Vegetable Garden

Vegetable Garden
Leif and I finished planting our vegetable garden last weekend.  Since we spend 7 days a week here at the nursery, we have the garden here where we can tend to it. A number of years ago we decided to cover our vegetable garden with weed barrier fabirc and grow our vegetables in the small slits and holes that we cut in the cloth.  We weren’t sure if this would  work out but it has been a wonderful  way to grow a vegetable garden since we have  far fewer weeds to deal with and less blight problems.  We hand dig wherever we have the opening sin the fabric – work in some fertilizer and plant our seeds and vegetable liners, etc.
One of the best “perks” of our work here at the nursery is what we learn from our customers.  A few years ago, a college friend of Leif’s stopped in and in chit  chatting – we learned that he placed a banana peel under the tomato plants before he planted them.  The potassium from the banana peel gives a boost to the tomato plant.  That summer we planted our tomato plants (except for two) with banana peels.   The banana peel tomatoes surpassed in growth by leaps and bounds compared to the two with no peel, and the size of the fruit was amazing!  Needless to say, we save our banana peels starting in early May and put them to good use!
Abnormally rainy spring weather has caused quite a few fvolks to delay planting gardens and flower beds this year.  We do have good supplies of most varieties of vegetable 4-paks and single paks as well as all kinds of annual flowers.  Warmer weather  that is coming next week will really activate any vegetable or flower liners planted this week so despite the delays you should be ablve to have great eating and nice flowers this season.

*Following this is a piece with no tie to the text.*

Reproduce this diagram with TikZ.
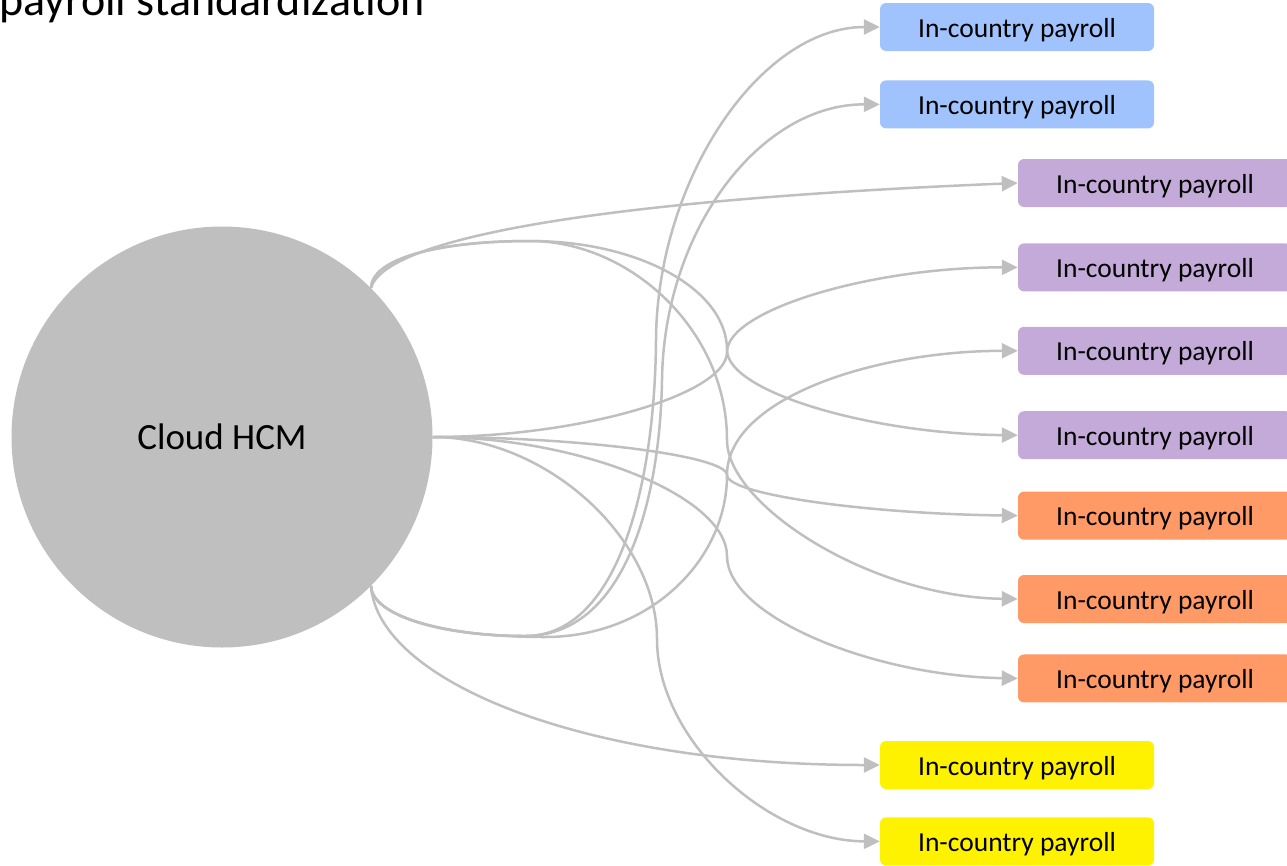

8 thoughts on “Vegetable Garden”

  1. I’m dPing the same thing with my garden,for the second year in a row, and it’s a good thing! I m in a quandary though…. How would I go about growing carrots and beets this way? In slits?

  2. Is there any issue with water not evaporating, And causing the soil to be too heavy for the roots?

  3. We haven’t experienced any issues with trapped moisture. Probably because the fabric is dark like the soil itself, it warms the same way exposed soil might and it’s a woven material so it does’t prevent water an air from going in or out.

  4. I just came across this blog post. I am looking in to using landscape fabric to help cut down the weeds as well. I was curious how your low heat tolerant plants hold up on heat of the black fabric… Do you plant any rows of leaf lettuce in the fabric?

  5. We use a heavy grade commercial fabric. When you cut holes – you need to fold it back to make an edge – somewhat like hemming a skirt. Then secure with a sod staple.